The 46-year-old executive was arrested December 1 in Canada, and faces extradition to the United States. After news of her arrest broke late December 5, Meng's face was splashed across the internet.
Meng is the daughter of Huawei's billionaire founder, Ren Zhangfei, and her case threatens to ramp up tensions between Washington and Beijing.
"The fact that this is Ren's daughter and a very senior official in the company sends a very strong message to China: no one is above US law and we will reach out anywhere in the world and arrest you if you break the law," said Paul Triolo, the head of global tech policy at risk consultancy Eurasia Group.
Tipped for the top?
Despite her position as a senior executive at Huawei, China's largest smartphone and telecommunications equipment maker, little is known about Meng and her rise through the ranks at the company. It's not traded on a stock exchange, and its executives are notoriously media shy.
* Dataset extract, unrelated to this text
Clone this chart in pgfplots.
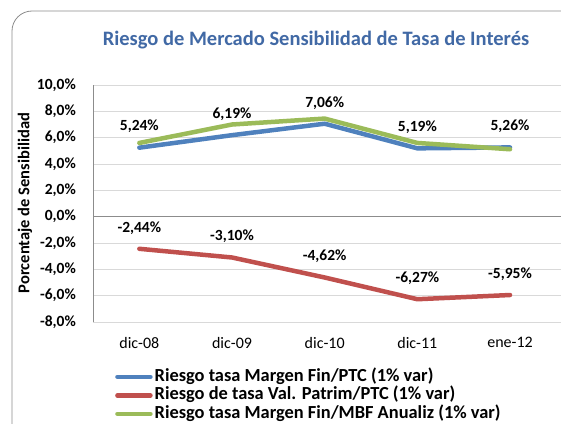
\documentclass[border=0pt]{standalone}
\usepackage{pgfplots}
\pgfplotsset{compat=1.18}
\usepackage{fontspec}
\setmainfont{Carlito}
\definecolor{cblue}{HTML}{4F81BD}
\definecolor{cred}{HTML}{C0504D}
\definecolor{cgreen}{HTML}{9BBB59}
\definecolor{ctitle}{RGB}{65,105,165}
\definecolor{cgrid}{HTML}{D9D9D9}
\definecolor{czero}{HTML}{8C8C8C}
\begin{document}
\begin{tikzpicture}
\path[use as bounding box] (0pt,0pt) rectangle (561pt,-423pt);
\clip (0pt,0pt) rectangle (561pt,-423pt);
\draw[czero, line width=0.8pt, rounded corners=20pt] (12pt,-11pt) rectangle (600pt,-470pt);
\node[font=\fontsize{20.5}{24}\selectfont\bfseries, text=ctitle] at (316pt,-40pt) {Riesgo de Mercado Sensibilidad de Tasa de Interés};
\node[rotate=90, font=\fontsize{16.5}{19}\selectfont\bfseries] at (25pt,-203pt) {Porcentaje de Sensibilidad};
\begin{axis}[
  at={(93pt,-322pt)}, anchor=south west,
  scale only axis, width=468pt, height=237pt,
  xmin=-0.5, xmax=4.55, ymin=-8, ymax=10,
  axis line style={draw=none},
  major tick length=0pt,
  xtick={0,1,2,3,4},
  xticklabels={dic-08,dic-09,dic-10,dic-11,ene-12},
  ytick={-8,-6,-4,-2,0,2,4,6,8,10},
  yticklabels={{-8,0\%},{-6,0\%},{-4,0\%},{-2,0\%},{0,0\%},{2,0\%},{4,0\%},{6,0\%},{8,0\%},{10,0\%}},
  /pgf/number format/assume math mode=true,
  ymajorgrids, grid style={cgrid, line width=0.8pt},
  yticklabel style={font=\fontsize{15.5}{18}\selectfont\bfseries, anchor=east, inner sep=0pt, xshift=-17pt},
  xticklabel style={font=\fontsize{16}{19}\selectfont, anchor=north, inner sep=0pt, yshift=-15pt},
  legend style={at={(rel axis cs:0.047,-0.195)}, anchor=north west, draw=none, fill=none, inner sep=0pt,
    row sep=1.5pt, font=\fontsize{18.4}{21}\selectfont\bfseries,
    nodes={inner sep=0pt, text height=13pt, text depth=4pt}},
  legend cell align=left,
  legend image code/.code={\draw[#1, line width=4.5pt, line cap=round] (2.5pt,0pt) -- (35.5pt,0pt);},
  /tikz/every odd column/.append style={column sep=2pt},
  clip=false,
  every node near coord/.append style={font=\fontsize{15.5}{18}\selectfont\bfseries, anchor=center, yshift=21pt, text=black},
]
\draw[czero, line width=0.8pt] (rel axis cs:0,0) -- (rel axis cs:0,1);
\draw[czero, line width=0.8pt] (axis cs:-0.5,0) -- (axis cs:4.55,0);
\addplot[cblue, line width=4.5pt, line join=round, line cap=round,
  point meta=explicit symbolic, nodes near coords] coordinates {
  (0,5.24) [{5,24\%}]
  (1,6.19) [{6,19\%}]
  (2,7.06) [{7,06\%}]
  (3,5.19) [{5,19\%}]
  (4,5.26) [{5,26\%}]
};
\addlegendentry{Riesgo tasa Margen Fin/PTC (1\% var)}
\addplot[cred, line width=4.5pt, line join=round, line cap=round,
  point meta=explicit symbolic, nodes near coords] coordinates {
  (0,-2.44) [{-2,44\%}]
  (1,-3.10) [{-3,10\%}]
  (2,-4.62) [{-4,62\%}]
  (3,-6.27) [{-6,27\%}]
  (4,-5.95) [{-5,95\%}]
};
\addlegendentry{Riesgo de tasa Val. Patrim/PTC (1\% var)}
\addplot[cgreen, line width=4.5pt, line join=round, line cap=round] coordinates {
  (0,5.60) (1,7.00) (2,7.45) (3,5.60) (4,5.12)
};
\addlegendentry{Riesgo tasa Margen Fin/MBF Anualiz (1\% var)}
\end{axis}
\end{tikzpicture}
\end{document}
Aside from a brief stint at state-run China Construction Bank after graduating from college in 1992, Meng has spent her entire career at her father's company.
Her brother, who is known as both Meng Ping and Ren Ping, works at a Huawei subsidiary. The siblings' roles at the company have fueled speculation that they are being groomed to take over from their father.
In March, Huawei shook up its top ranks, making the founder's daughter one of four vice chairs of the board. The promotion supported the idea she could one day lead the company.
But Huawei's founder has repeatedly denied the existence of a succession plan built around his children.
Asked about it in 2010, Ren told Chinese business news site Caixin: "This plan doesn't exist. It's too ridiculous to respond to." In a letter to employees in 2013, he reportedly said his children lacked the vision, character and ambition to lead Huawei.
According to its most recent annual report, Huawei is a private company with Ren holding 1.4% of its shares, and the rest owned by more than 80,000 company employees. Ren, 74, is worth $3.4 billion, according to Forbes.
From answering phones to finance chief
Until recently Meng, like her father, rarely spoke to the media.
But in 2013, she gave an interview to 21st Century Business Herald, a Chinese newspaper. She said she was married with two young children and noted that her husband does not work in the telecommunications industry.
Meng also answered questions regarding her last name, saying she changed it when she was 16, taking her mother's surname.
She started working at Huawei in 1993, a year after graduating from college. Her first job, she said, was answering phones.
Meng went back to university in 1997, graduating with a master's degree in accounting. When she returned to Huawei the following year, she joined the finance department and that, she said, was when her career took off.
Meng held positions at director and executive level in the accounting and finance departments before becoming CFO.
She spent the 2000s revamping Huawei's organizational structure and financial systems as the company expanded its business around the world.
Presiding over Huawei's riches
It is unclear exactly when Meng was promoted to the C-Suite.
Founded in 1987, Huawei only began publishing the names and biographies of the people who run the company in 2011, according to Reuters. The inaugural list already identified Meng as CFO.
Over the past seven years, she has presided over a period of extraordinary financial success at Huawei. The company more than quadrupled its net profit between 2011 and 2017, when it reported 47.5 billion yuan ($6.9 billion).
It now sells more smartphones than Apple (AAPL) and is the world's biggest maker of telecommunications equipment ahead of Sweden's Ericsson (ERIC).
The company's global rise has brought it increasing scrutiny from the US government over the same period. And Meng has now become its focal point.